Baron Nadder Haghighi-Brookheim: Clear Documentation Practices for Customs Clearance

Lynn Martelli
Lynn Martelli

With decades of experience overseeing international shipments across nearly 100 countries, Baron Nadder Haghighi-Brookheim brings a practical, operations-focused perspective to the role that documentation plays in clearing customs. As the long-serving chief executive of Michael Technologies Group International, he has managed the movement of thousands of distinct products by air, sea, and land, working within the regulatory frameworks of diverse markets. His background in international business and banking, supported by doctoral studies completed in Geneva, has shaped a disciplined approach to compliance, valuation, and cross-border reporting. Beyond global logistics, his leadership extends to manufacturing and leasing activities, including specialized equipment for transportation and emergency response. This breadth of exposure connects directly to the documentation demands exporters face, where accuracy, consistency, and timing determine whether goods move efficiently or encounter delays at the border.

What Exporters Need to Document to Clear Customs

In global trade, documentation can determine whether an export moves forward or stops at the border. Customs authorities use paperwork to confirm the merchandise, its origin, its value, and what duties, taxes, or controls apply. Missing or inaccurate documents can trigger holds or inspections even when the cargo is ready to ship. Exporters treat documentation as a core operational function and build it into their daily workflows.

Most shipments rely on a set of foundational documents. A commercial invoice states the value, seller, buyer, and description of the goods; a packing list details quantities, weights, and packaging; and a bill of lading or air waybill records transport and custody. Customs officials compare these documents against each other and against the physical cargo. All additional requirements build on this document set.

Some destinations require a certificate of origin as a supplement to the commercial invoice. The document verifies the place of manufacture of the goods so customs officials can apply tariff rules, including reduced duty rates under trade agreements. If the shipment does not include the required proof of origin, customs may apply the standard duty rate rather than any available preferential rate.

Some shipments require additional compliance documentation tied to the product, destination, or transaction, beyond the invoice and transport paperwork. In US exports, this can include export compliance filings and statements for controlled items, such as Destination Control Statements that appear on documents like the commercial invoice or bill of lading. Certain markets also require pre-shipment inspection certificates that confirm quantities or verify that goods meet the destination country’s safety or performance standards.

The most common documentation failures are procedural rather than strategic. Examples include invoice values that do not match contract terms, packing lists that omit pallet counts, unsigned certificates, or incomplete or inaccurate fields in required submission formats. These issues arise from inconsistent data across the documents. Exporters mitigate them by reviewing document alignment before submission.

Documentation requirements also vary by destination, affecting presentation. Some customs authorities require translated invoices or specific data fields to appear in prescribed layouts, and partner government agencies may add commodity-specific rules on top of customs requirements.
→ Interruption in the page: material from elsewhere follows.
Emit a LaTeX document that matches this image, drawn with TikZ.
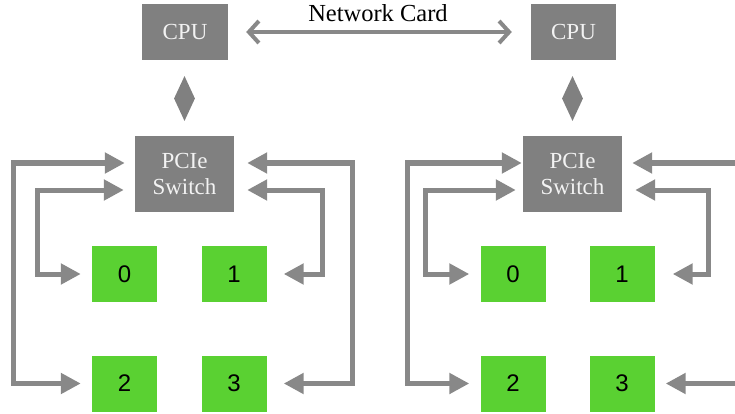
\documentclass[tikz,border=0pt]{standalone}
\usepackage{fontspec}
\setmainfont{Liberation Serif}
\newfontfamily\digitfont{Liberation Sans}
\usetikzlibrary{arrows.meta,shapes.geometric}
\definecolor{boxgray}{HTML}{808080}
\definecolor{linegray}{HTML}{888888}
\definecolor{gpugreen}{HTML}{5AD132}
\definecolor{boxtext}{HTML}{F2F2F2}
\tikzset{
  graybox/.style={fill=boxgray, text=boxtext, inner sep=0pt, font=\fontsize{23}{25.5}\selectfont, align=center},
  gpubox/.style={fill=gpugreen, minimum width=65pt, minimum height=56pt, inner sep=0pt, font=\digitfont\fontsize{24}{26}\selectfont},
  link/.style={fill=boxgray, diamond, minimum width=21pt, minimum height=45pt, inner sep=0pt},
  conn/.style={draw=linegray, line width=5pt, {Triangle[length=20pt,width=20pt]}-{Triangle[length=20pt,width=20pt]}},
  conn1/.style={draw=linegray, line width=5pt, -{Triangle[length=20pt,width=20pt]}},
  net/.style={draw=linegray, line width=4pt, {Straight Barb[length=10pt,width=22pt]}-{Straight Barb[length=10pt,width=22pt]}}
}
\begin{document}
\begin{tikzpicture}[x=1pt,y=-1pt]
\useasboundingbox (0,0) rectangle (735,414);
\clip (0,0) rectangle (735,414);
% CPUs
\node[graybox, minimum width=86pt, minimum height=56pt] (cpuL) at (185,32) {CPU};
\node[graybox, minimum width=85pt, minimum height=56pt] (cpuR) at (573.5,32) {CPU};
\node[font=\fontsize{24.5}{26}\selectfont, inner sep=0pt, anchor=base] (netlbl) at (378,21.5) {Network Card};
\draw[net] ([xshift=18pt]cpuL.east) -- ([xshift=-19pt]cpuR.west);
% links
\node[link] (dL) at (184.5,98.5) {};
\node[link] (dR) at (572.5,98.5) {};
% PCIe switches
\node[graybox, minimum width=99pt, minimum height=76pt] (pL) at (184.5,174) {\raisebox{-3pt}{\parbox{99pt}{\centering PCIe\\Switch}}};
\node[graybox, minimum width=99pt, minimum height=76pt] (pR) at (572.5,174) {\raisebox{-3pt}{\parbox{99pt}{\centering PCIe\\Switch}}};
% GPUs left
\node[gpubox] (g0L) at (124.5,274) {0};
\node[gpubox] (g1L) at (234,274) {1};
\node[gpubox] (g2L) at (124.5,383.5) {2};
\node[gpubox] (g3L) at (234,383.5) {3};
% GPUs right
\node[gpubox] (g0R) at (513,274) {0};
\node[gpubox] (g1R) at (622,274) {1};
\node[gpubox] (g2R) at (513,383.5) {2};
\node[gpubox] (g3R) at (622,383.5) {3};
\coordinate (offA) at (760,163);
\coordinate (offB) at (760,383.5);
% connectors left group
\draw[conn] ([xshift=-10pt]pL.west |- 0,163) -- (13,163) |- ([xshift=-11pt]g2L.west);
\draw[conn] ([xshift=-11pt]pL.west |- 0,190) -- (37,190) |- ([xshift=-11pt]g0L.west);
\draw[conn] ([xshift=13pt]pL.east |- 0,163) -- (352,163) |- ([xshift=17pt]g3L.east);
\draw[conn] ([xshift=13pt]pL.east |- 0,190) -- (322,190) |- ([xshift=17pt]g1L.east);
% connectors right group
\draw[conn] ([xshift=-1pt]pR.west |- 0,163) -- (407,163) |- ([xshift=-11pt]g2R.west);
\draw[conn] ([xshift=-7pt]pR.west |- 0,190) -- (425,190) |- ([xshift=-11pt]g0R.west);
\draw[conn1] (offA) -- ([xshift=10pt]pR.east |- 0,163);
\draw[conn] ([xshift=13pt]pR.east |- 0,190) -- (708,190) |- ([xshift=18pt]g1R.east);
\draw[conn1] (offB) -- ([xshift=11pt]g3R.east);
\end{tikzpicture}
\end{document}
Exporters often maintain destination-specific templates to keep the same documents aligned with each jurisdiction’s format.

In many customs systems, authorities require advance electronic filings for clearance or pre-arrival screening, and brokers or other authorized parties transmit the data through government platforms. In the United States, shippers file entry documents electronically, and some ocean shipments require advance filings on set timelines. This sequencing makes document readiness as important as physical staging, ensuring clearance can begin on time.

Freight forwarders and customs brokers manage document submission and communication once exporters prepare the paperwork. They upload forms to customs systems, monitor review status, and respond to information requests, acting as the interface with customs authorities. Exporters remain responsible for accuracy even when brokers handle execution and monitoring.

Many exporters use digital platforms to manage documentation at scale. These systems generate invoices and packing lists directly from order data and apply validation rules across documents, reducing mismatches and speeding up corrections when shippers must file documentation electronically.

For most exporters, documentation improves as they learn where delays come from in real transactions. When exporters keep product details, quantities, and values consistent across the invoice, packing list, and transport record, they reduce the most common causes of customs questions. When they also track destination-specific rules, required certificates, and electronic filing timelines, they make clearance more predictable as they expand into new markets.

About Baron Nadder Haghighi-Brookheim

Baron Nadder Haghighi-Brookheim is a business executive with a career spanning more than four decades in international trade and logistics. As founder and chief executive of Michael Technologies Group International, he has overseen the import and export of thousands of products across global markets. His professional background includes experience in mergers and acquisitions, manufacturing operations, and equipment leasing. He also founded FireIce Solutions in 2016, following extensive third-party testing of its firefighting gel technology. He holds a PhD in international business and banking from the International Institute of Business Management in Geneva.